What you will do ->
From the first line of the data below through the line holding "Mapping Batch Results</span></div>", output each line exactly and leave the pictures out.
--- start Source material ---
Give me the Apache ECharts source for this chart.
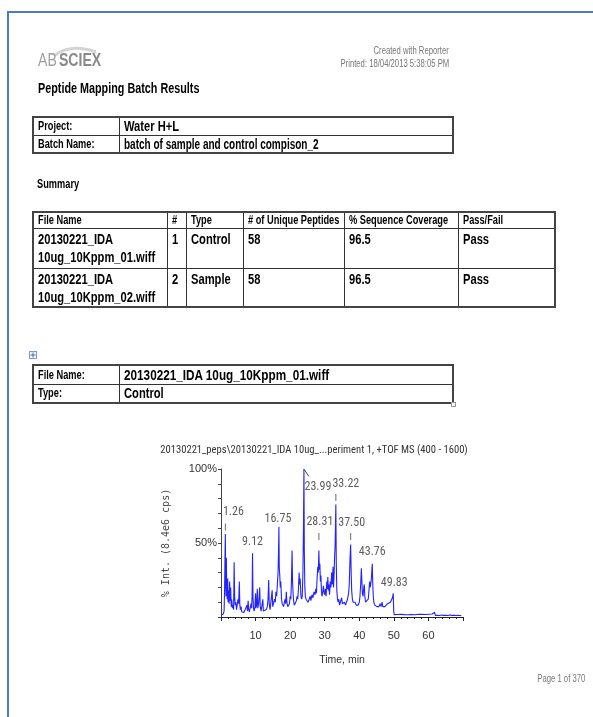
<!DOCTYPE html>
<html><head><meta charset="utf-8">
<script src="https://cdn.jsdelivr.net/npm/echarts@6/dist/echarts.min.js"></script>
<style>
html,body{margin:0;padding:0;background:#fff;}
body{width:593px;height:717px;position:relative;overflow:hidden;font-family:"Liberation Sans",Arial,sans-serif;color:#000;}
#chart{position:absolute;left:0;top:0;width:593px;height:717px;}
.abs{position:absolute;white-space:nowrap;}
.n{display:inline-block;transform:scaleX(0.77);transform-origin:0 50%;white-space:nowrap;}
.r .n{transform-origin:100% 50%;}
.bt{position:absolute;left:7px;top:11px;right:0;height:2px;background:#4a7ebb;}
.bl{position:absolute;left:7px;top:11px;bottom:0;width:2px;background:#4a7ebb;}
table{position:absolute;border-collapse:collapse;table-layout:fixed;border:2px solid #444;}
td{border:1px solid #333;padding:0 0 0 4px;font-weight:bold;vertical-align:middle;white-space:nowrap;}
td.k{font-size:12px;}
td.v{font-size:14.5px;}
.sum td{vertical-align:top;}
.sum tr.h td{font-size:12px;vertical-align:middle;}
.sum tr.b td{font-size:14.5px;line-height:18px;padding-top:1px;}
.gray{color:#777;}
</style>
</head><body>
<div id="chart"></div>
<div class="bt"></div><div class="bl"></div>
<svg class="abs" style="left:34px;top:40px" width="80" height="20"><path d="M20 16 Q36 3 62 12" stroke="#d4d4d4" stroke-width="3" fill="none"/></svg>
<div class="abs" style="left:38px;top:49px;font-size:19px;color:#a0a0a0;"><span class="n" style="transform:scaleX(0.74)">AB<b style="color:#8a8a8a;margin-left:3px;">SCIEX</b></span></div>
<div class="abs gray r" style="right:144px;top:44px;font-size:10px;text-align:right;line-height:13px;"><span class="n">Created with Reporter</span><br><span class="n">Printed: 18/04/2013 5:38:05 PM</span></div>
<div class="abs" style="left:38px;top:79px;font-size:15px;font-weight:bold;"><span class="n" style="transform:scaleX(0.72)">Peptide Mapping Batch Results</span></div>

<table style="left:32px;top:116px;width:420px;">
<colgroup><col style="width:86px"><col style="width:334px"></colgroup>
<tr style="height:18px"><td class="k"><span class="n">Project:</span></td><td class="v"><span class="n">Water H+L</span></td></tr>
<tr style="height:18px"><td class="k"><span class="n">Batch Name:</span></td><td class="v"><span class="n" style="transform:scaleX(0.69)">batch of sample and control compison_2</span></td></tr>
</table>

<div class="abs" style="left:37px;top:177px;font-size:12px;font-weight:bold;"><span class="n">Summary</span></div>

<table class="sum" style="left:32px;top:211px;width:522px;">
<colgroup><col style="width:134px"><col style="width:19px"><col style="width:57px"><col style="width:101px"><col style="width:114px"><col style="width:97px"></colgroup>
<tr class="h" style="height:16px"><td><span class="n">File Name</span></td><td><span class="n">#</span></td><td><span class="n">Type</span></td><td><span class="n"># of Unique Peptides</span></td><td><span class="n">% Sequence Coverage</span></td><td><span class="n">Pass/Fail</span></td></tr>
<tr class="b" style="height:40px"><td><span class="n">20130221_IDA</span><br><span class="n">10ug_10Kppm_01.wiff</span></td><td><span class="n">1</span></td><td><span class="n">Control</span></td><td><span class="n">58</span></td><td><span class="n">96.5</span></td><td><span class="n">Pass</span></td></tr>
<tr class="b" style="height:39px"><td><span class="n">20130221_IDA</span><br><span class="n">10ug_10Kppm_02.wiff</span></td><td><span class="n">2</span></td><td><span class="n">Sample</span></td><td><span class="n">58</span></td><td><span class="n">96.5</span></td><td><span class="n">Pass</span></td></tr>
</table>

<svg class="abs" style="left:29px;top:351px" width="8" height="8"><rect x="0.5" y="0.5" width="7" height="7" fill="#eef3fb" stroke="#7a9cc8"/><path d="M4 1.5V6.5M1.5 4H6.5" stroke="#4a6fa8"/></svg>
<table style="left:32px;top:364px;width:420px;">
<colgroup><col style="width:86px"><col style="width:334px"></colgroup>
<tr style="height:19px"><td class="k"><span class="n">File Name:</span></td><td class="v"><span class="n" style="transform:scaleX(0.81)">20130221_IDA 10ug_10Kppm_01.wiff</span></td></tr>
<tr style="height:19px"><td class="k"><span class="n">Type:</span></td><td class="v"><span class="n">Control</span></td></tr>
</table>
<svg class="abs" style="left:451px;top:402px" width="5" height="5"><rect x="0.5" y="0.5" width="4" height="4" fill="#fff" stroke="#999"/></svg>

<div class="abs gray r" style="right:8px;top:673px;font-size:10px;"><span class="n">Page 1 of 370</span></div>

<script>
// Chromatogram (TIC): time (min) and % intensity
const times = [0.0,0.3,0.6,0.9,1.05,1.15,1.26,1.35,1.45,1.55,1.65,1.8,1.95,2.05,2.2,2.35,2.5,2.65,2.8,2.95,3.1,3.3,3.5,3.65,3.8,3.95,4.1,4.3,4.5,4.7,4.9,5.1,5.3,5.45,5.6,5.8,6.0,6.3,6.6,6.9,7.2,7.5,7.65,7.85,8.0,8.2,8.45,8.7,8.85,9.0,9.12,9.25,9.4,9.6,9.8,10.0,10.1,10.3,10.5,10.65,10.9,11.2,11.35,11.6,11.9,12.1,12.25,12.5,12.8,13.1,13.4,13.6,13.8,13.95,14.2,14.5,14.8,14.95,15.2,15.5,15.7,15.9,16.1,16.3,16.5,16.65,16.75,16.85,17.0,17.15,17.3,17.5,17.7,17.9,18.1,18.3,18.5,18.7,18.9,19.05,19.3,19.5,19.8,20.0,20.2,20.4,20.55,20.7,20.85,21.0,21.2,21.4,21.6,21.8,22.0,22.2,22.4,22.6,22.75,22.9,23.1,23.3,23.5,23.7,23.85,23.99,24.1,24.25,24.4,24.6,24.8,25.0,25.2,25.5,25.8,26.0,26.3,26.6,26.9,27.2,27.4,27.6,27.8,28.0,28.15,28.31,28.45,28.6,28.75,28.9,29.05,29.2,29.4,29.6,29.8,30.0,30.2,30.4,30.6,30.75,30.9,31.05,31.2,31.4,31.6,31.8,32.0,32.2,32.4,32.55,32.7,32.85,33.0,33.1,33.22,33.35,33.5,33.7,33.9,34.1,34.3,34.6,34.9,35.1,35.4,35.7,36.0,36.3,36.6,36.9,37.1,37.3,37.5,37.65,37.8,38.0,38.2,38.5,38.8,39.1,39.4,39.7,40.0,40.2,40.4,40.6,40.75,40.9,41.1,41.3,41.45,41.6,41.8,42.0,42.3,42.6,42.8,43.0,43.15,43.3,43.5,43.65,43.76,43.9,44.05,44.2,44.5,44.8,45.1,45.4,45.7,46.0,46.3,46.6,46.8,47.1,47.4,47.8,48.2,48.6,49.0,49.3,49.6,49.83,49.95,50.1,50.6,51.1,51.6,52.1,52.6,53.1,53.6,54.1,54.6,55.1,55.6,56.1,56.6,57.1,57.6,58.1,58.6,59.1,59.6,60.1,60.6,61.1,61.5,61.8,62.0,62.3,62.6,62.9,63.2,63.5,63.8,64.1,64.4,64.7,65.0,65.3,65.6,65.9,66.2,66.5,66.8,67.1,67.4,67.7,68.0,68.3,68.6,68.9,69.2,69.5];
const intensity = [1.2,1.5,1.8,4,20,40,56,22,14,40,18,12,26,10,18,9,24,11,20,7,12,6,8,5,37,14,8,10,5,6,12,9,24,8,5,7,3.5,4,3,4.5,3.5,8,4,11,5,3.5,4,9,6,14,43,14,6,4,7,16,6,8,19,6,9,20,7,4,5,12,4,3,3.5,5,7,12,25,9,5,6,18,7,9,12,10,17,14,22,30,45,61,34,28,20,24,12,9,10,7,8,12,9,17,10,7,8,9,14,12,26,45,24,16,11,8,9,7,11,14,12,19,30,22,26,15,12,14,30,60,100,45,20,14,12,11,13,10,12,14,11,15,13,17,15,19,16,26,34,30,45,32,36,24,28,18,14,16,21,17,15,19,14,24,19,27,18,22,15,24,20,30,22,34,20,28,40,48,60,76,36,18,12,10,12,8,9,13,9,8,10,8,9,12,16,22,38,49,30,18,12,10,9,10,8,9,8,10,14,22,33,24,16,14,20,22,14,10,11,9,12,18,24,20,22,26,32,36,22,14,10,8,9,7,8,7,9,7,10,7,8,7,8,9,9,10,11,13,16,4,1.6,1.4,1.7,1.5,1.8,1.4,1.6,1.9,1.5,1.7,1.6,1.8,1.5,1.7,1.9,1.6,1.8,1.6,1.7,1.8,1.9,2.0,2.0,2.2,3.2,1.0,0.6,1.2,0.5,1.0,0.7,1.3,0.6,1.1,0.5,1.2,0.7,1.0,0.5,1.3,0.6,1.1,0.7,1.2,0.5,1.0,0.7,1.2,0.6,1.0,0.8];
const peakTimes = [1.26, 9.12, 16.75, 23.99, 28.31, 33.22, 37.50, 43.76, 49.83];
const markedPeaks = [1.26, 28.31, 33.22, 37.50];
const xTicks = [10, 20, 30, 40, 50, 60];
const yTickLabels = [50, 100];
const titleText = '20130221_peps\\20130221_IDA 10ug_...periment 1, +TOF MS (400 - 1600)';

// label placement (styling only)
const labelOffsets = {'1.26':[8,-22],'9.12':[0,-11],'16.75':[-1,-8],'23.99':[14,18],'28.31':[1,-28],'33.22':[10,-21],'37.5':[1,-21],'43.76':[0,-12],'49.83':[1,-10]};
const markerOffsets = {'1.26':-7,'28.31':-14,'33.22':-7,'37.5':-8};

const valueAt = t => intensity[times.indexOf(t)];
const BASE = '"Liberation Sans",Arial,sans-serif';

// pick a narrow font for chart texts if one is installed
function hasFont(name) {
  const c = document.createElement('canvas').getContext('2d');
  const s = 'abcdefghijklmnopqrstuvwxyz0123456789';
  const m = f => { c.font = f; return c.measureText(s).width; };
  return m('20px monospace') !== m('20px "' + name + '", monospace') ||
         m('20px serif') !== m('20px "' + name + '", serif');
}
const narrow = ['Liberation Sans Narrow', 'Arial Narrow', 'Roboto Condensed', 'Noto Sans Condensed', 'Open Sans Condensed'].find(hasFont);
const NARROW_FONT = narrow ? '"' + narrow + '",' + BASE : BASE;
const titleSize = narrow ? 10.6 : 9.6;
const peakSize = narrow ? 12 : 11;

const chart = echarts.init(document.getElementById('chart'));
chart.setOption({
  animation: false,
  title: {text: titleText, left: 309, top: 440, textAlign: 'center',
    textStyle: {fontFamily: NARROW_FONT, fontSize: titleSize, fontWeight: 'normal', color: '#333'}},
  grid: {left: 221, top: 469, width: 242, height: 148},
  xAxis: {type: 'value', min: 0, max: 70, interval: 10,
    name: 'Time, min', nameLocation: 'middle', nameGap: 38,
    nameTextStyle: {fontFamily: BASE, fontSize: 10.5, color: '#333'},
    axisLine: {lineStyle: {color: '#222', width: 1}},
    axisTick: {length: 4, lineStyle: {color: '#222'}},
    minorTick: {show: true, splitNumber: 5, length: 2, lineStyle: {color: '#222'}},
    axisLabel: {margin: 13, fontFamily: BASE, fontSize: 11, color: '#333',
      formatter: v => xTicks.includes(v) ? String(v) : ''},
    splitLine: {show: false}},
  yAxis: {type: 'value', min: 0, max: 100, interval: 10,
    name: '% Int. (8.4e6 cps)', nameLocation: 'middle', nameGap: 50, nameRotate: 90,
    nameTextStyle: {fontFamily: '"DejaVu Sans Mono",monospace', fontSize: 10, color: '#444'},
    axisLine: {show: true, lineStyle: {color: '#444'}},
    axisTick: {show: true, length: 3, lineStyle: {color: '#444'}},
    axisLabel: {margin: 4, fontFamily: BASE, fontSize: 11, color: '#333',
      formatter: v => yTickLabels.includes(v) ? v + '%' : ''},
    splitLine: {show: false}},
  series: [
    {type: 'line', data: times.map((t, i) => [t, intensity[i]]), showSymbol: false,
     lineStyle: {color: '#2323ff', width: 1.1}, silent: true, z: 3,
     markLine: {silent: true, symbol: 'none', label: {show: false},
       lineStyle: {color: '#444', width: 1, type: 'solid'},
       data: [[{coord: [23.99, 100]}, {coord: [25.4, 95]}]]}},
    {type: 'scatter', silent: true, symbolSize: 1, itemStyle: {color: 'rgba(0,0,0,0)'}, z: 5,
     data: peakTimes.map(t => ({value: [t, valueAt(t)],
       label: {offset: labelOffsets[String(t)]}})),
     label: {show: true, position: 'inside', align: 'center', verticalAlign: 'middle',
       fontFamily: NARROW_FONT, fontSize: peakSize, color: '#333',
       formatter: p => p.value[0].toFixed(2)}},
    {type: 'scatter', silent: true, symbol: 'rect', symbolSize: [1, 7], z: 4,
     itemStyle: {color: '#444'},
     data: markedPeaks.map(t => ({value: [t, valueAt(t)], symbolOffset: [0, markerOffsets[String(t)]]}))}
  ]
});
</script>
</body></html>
--- end Source material ---
Answer to this exercise ->
Give me the Apache ECharts source for this chart.
<!DOCTYPE html>
<html><head><meta charset="utf-8">
<script src="https://cdn.jsdelivr.net/npm/echarts@6/dist/echarts.min.js"></script>
<style>
html,body{margin:0;padding:0;background:#fff;}
body{width:593px;height:717px;position:relative;overflow:hidden;font-family:"Liberation Sans",Arial,sans-serif;color:#000;}
#chart{position:absolute;left:0;top:0;width:593px;height:717px;}
.abs{position:absolute;white-space:nowrap;}
.n{display:inline-block;transform:scaleX(0.77);transform-origin:0 50%;white-space:nowrap;}
.r .n{transform-origin:100% 50%;}
.bt{position:absolute;left:7px;top:11px;right:0;height:2px;background:#4a7ebb;}
.bl{position:absolute;left:7px;top:11px;bottom:0;width:2px;background:#4a7ebb;}
table{position:absolute;border-collapse:collapse;table-layout:fixed;border:2px solid #444;}
td{border:1px solid #333;padding:0 0 0 4px;font-weight:bold;vertical-align:middle;white-space:nowrap;}
td.k{font-size:12px;}
td.v{font-size:14.5px;}
.sum td{vertical-align:top;}
.sum tr.h td{font-size:12px;vertical-align:middle;}
.sum tr.b td{font-size:14.5px;line-height:18px;padding-top:1px;}
.gray{color:#777;}
</style>
</head><body>
<div id="chart"></div>
<div class="bt"></div><div class="bl"></div>
<svg class="abs" style="left:34px;top:40px" width="80" height="20"><path d="M20 16 Q36 3 62 12" stroke="#d4d4d4" stroke-width="3" fill="none"/></svg>
<div class="abs" style="left:38px;top:49px;font-size:19px;color:#a0a0a0;"><span class="n" style="transform:scaleX(0.74)">AB<b style="color:#8a8a8a;margin-left:3px;">SCIEX</b></span></div>
<div class="abs gray r" style="right:144px;top:44px;font-size:10px;text-align:right;line-height:13px;"><span class="n">Created with Reporter</span><br><span class="n">Printed: 18/04/2013 5:38:05 PM</span></div>
<div class="abs" style="left:38px;top:79px;font-size:15px;font-weight:bold;"><span class="n" style="transform:scaleX(0.72)">Peptide Mapping Batch Results</span></div>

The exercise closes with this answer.